なのに、目が覚めた琢磨はあまりの状況にパニックを起こし、テーブルに2万円を置くと逃げ出したのだった。
美和が悔しがったのは言うまでもない。
「もう・・何よっ!」
美和は持っていた枕を壁に向かって投げつけた。
「信じられないっ!あの状況で逃げ出すなんて・・・!こんな事はじめてよっ!」
そして美和は爪を噛むと呟いた。
「まさか・・・あの朱莉って女がいるから?その女の事が頭の中にあったから・・・逃げ出してしまったわけ?しかも・・たったの2万円だけおいて?!」
その事実も美和のプライドを傷つけた。
「信じられないわ・・っ!この私をたった2万円の価値でしか見れないってことなのね?!」
そして美和は悔しい思いをしながらホテルを後にした。しかしこの後、美和を悲劇が襲った―。
月のものがこなくなり、怪しんだ美和は妊娠検査薬を購入し、検査をしたところ・・陽性反応が出た。相手は・・・この間別れたばかりの紐同然の男だった。

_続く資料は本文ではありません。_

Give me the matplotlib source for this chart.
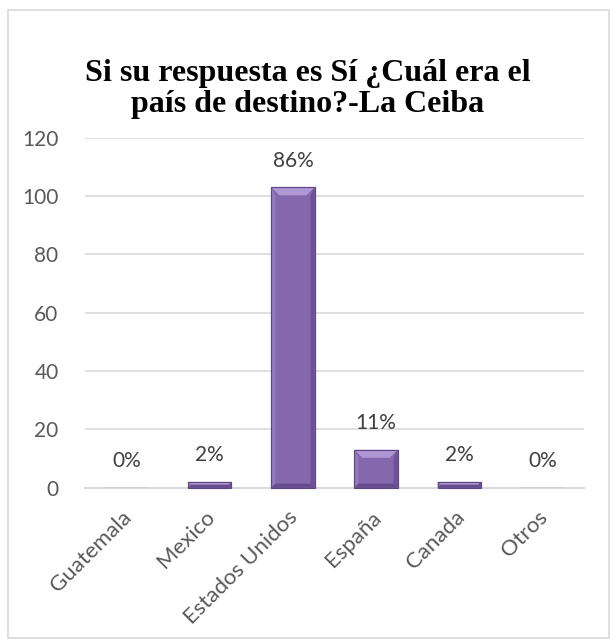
import matplotlib
matplotlib.use("Agg")
import matplotlib.pyplot as plt
from matplotlib.patches import Rectangle, Polygon
from matplotlib.transforms import IdentityTransform, ScaledTranslation

categories = ["Guatemala", "Mexico", "Estados Unidos", "España", "Canada", "Otros"]
values = [0, 2, 103, 13, 2, 0]
pct_labels = ["0%", "2%", "86%", "11%", "2%", "0%"]
yticks = [0, 20, 40, 60, 80, 100, 120]
title = "Si su respuesta es Sí ¿Cuál era el\npaís de destino?-La Ceiba"

fig = plt.figure(figsize=(6.10, 6.39), dpi=100)
fig.patches.append(Rectangle((8/610, 1 - 638/639), 601/610, 628/639, transform=fig.transFigure,
                             fill=False, edgecolor="#d9d9d9", linewidth=1.2))
ax = fig.add_axes([85/610, 1 - 487.7/639, (584 - 85)/610, (487.7 - 137.7)/639])

x = list(range(len(categories)))
bars = ax.bar(x, values, width=0.52, color="#8467ad", edgecolor="#5d4681", linewidth=0.8, zorder=3)

ax.set_ylim(0, 120)
ax.set_xlim(-0.5, len(categories) - 0.5)
ax.set_yticks(yticks)
ax.yaxis.grid(True, color="#d9d9d9", linewidth=1.2, zorder=0)
ax.set_axisbelow(True)
for s in ["top", "right", "left"]:
    ax.spines[s].set_visible(False)
ax.spines["bottom"].set_color("#d9d9d9")
ax.spines["bottom"].set_linewidth(1.5)
ax.tick_params(axis="both", length=0, labelcolor="#595959")
ax.tick_params(axis="y", pad=19, labelsize=15)
ax.tick_params(axis="x", pad=14, labelsize=16)
ax.set_xticks(x)
ax.set_xticklabels(categories, rotation=45, ha="right", rotation_mode="anchor")
shift = ScaledTranslation(-5/100, 0, fig.dpi_scale_trans)
for lab in ax.get_xticklabels():
    lab.set_fontfamily("Lato")
    lab.set_transform(lab.get_transform() + shift)
for lab in ax.get_yticklabels():
    lab.set_fontfamily("Lato")

for xi, v, lab in zip(x, values, pct_labels):
    ax.annotate(lab, (xi, v), xytext=(0, 19), textcoords="offset points",
                ha="center", va="center", fontsize=15, color="#404040", family="Lato")

fig.text(0.5 + 3/610, 1 - 89/639, title, ha="center", va="center", fontsize=23, fontweight="bold",
         family="Liberation Serif", linespacing=1.1)

# bevel shading derived from each bar's own geometry
fig.canvas.draw()
for b in bars:
    if b.get_height() <= 0:
        continue
    (x0, y0), (x1, y1) = ax.transData.transform([(b.get_x(), 0), (b.get_x() + b.get_width(), b.get_height())])
    d = min(8.0, (y1 - y0) / 2.0, (x1 - x0) / 2.0)
    s = min(4.0, d)
    facets = [
        ([(x0, y1), (x1, y1), (x1 - d, y1 - d), (x0 + d, y1 - d)], "#ad98d3"),
        ([(x0, y0), (x0, y1), (x0 + s, y1 - d), (x0 + s, y0 + s)], "#9279bd"),
        ([(x1, y0), (x1, y1), (x1 - s, y1 - d), (x1 - s, y0 + s)], "#6c5294"),
        ([(x0, y0), (x1, y0), (x1 - s, y0 + s), (x0 + s, y0 + s)], "#654c8b"),
    ]
    for pts, col in facets:
        fig.patches.append(Polygon(pts, closed=True, transform=IdentityTransform(),
                                   facecolor=col, edgecolor="none", zorder=4))
    fig.patches.append(Polygon([(x0, y0), (x1, y0), (x1, y1), (x0, y1)], closed=True,
                               transform=IdentityTransform(), fill=False,
                               edgecolor="#5d4681", linewidth=0.8, zorder=5))

fig.savefig("out.png", dpi=100)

美和は子どもを堕ろすつもりは全くなかった。かと言って別れた恋人とヨリを戻すつもりも無かった。そしてシングルマザーの道を選び・・ひまりを産んだのだった―。
****
美和はシングルマザーとしてひまりを産んだが、それでも見栄っ張りな性格は変わらなかった。周りからひまりの父親の事を聞かれるたびに、2次会で偶然出会った男・・つまり琢磨が父親だと吹聴して回ったのだった。どうせこんな嘘、ばれるはずがないと美和は思っていた。それなのに・・・。
「一体・・・どういう事よ・・静香っ!」
美和は唇をかみしめ、両手を握りしめた。
「まさか・・・あの時のホテルの男性が現れるなんて・・!DMA鑑定を行って親子関係を調べさせてくれだなんて・・・。そんな事したら・・・私のついていた嘘が・・・一発でばれてしまわ・・・!どうしよう・・どうすればいいの?!」
美和は頭を抱えてしまった。何とかDNA鑑定を断りたいのに断る理由が全く見つからない。
こうして、美和も琢磨同様・・・絶望のどん底へと落とされた―。